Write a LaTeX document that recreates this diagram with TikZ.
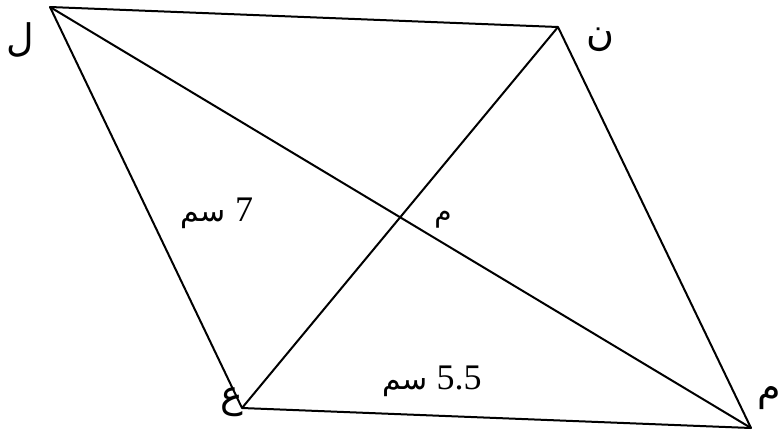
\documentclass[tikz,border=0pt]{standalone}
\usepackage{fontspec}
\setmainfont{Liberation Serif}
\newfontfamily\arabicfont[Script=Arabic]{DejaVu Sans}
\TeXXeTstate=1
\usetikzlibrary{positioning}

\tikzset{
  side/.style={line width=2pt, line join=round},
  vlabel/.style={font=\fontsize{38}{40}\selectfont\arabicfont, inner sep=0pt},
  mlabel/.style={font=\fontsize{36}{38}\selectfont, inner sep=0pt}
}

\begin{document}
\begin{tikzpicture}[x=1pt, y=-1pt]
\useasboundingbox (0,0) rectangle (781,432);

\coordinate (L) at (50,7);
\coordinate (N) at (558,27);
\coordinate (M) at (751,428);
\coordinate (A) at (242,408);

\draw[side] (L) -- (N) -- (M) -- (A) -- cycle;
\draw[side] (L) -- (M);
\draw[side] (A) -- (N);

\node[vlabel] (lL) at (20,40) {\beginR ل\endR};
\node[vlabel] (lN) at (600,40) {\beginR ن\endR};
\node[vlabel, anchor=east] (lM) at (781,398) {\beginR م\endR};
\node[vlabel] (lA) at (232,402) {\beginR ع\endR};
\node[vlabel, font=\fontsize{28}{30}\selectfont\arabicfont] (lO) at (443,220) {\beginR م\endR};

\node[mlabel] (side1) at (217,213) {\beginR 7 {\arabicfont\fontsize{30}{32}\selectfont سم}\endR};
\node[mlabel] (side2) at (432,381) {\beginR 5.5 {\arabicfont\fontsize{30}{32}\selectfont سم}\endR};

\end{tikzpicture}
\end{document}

______________________________

* Task objective: Leaving out the pictures, repeat the data above exactly.

* Correct answer:
Write a LaTeX document that recreates this diagram with TikZ.
\documentclass[tikz,border=0pt]{standalone}
\usepackage{fontspec}
\setmainfont{Liberation Serif}
\newfontfamily\arabicfont[Script=Arabic]{DejaVu Sans}
\TeXXeTstate=1
\usetikzlibrary{positioning}

\tikzset{
  side/.style={line width=2pt, line join=round},
  vlabel/.style={font=\fontsize{38}{40}\selectfont\arabicfont, inner sep=0pt},
  mlabel/.style={font=\fontsize{36}{38}\selectfont, inner sep=0pt}
}

\begin{document}
\begin{tikzpicture}[x=1pt, y=-1pt]
\useasboundingbox (0,0) rectangle (781,432);

\coordinate (L) at (50,7);
\coordinate (N) at (558,27);
\coordinate (M) at (751,428);
\coordinate (A) at (242,408);

\draw[side] (L) -- (N) -- (M) -- (A) -- cycle;
\draw[side] (L) -- (M);
\draw[side] (A) -- (N);

\node[vlabel] (lL) at (20,40) {\beginR ل\endR};
\node[vlabel] (lN) at (600,40) {\beginR ن\endR};
\node[vlabel, anchor=east] (lM) at (781,398) {\beginR م\endR};
\node[vlabel] (lA) at (232,402) {\beginR ع\endR};
\node[vlabel, font=\fontsize{28}{30}\selectfont\arabicfont] (lO) at (443,220) {\beginR م\endR};

\node[mlabel] (side1) at (217,213) {\beginR 7 {\arabicfont\fontsize{30}{32}\selectfont سم}\endR};
\node[mlabel] (side2) at (432,381) {\beginR 5.5 {\arabicfont\fontsize{30}{32}\selectfont سم}\endR};

\end{tikzpicture}
\end{document}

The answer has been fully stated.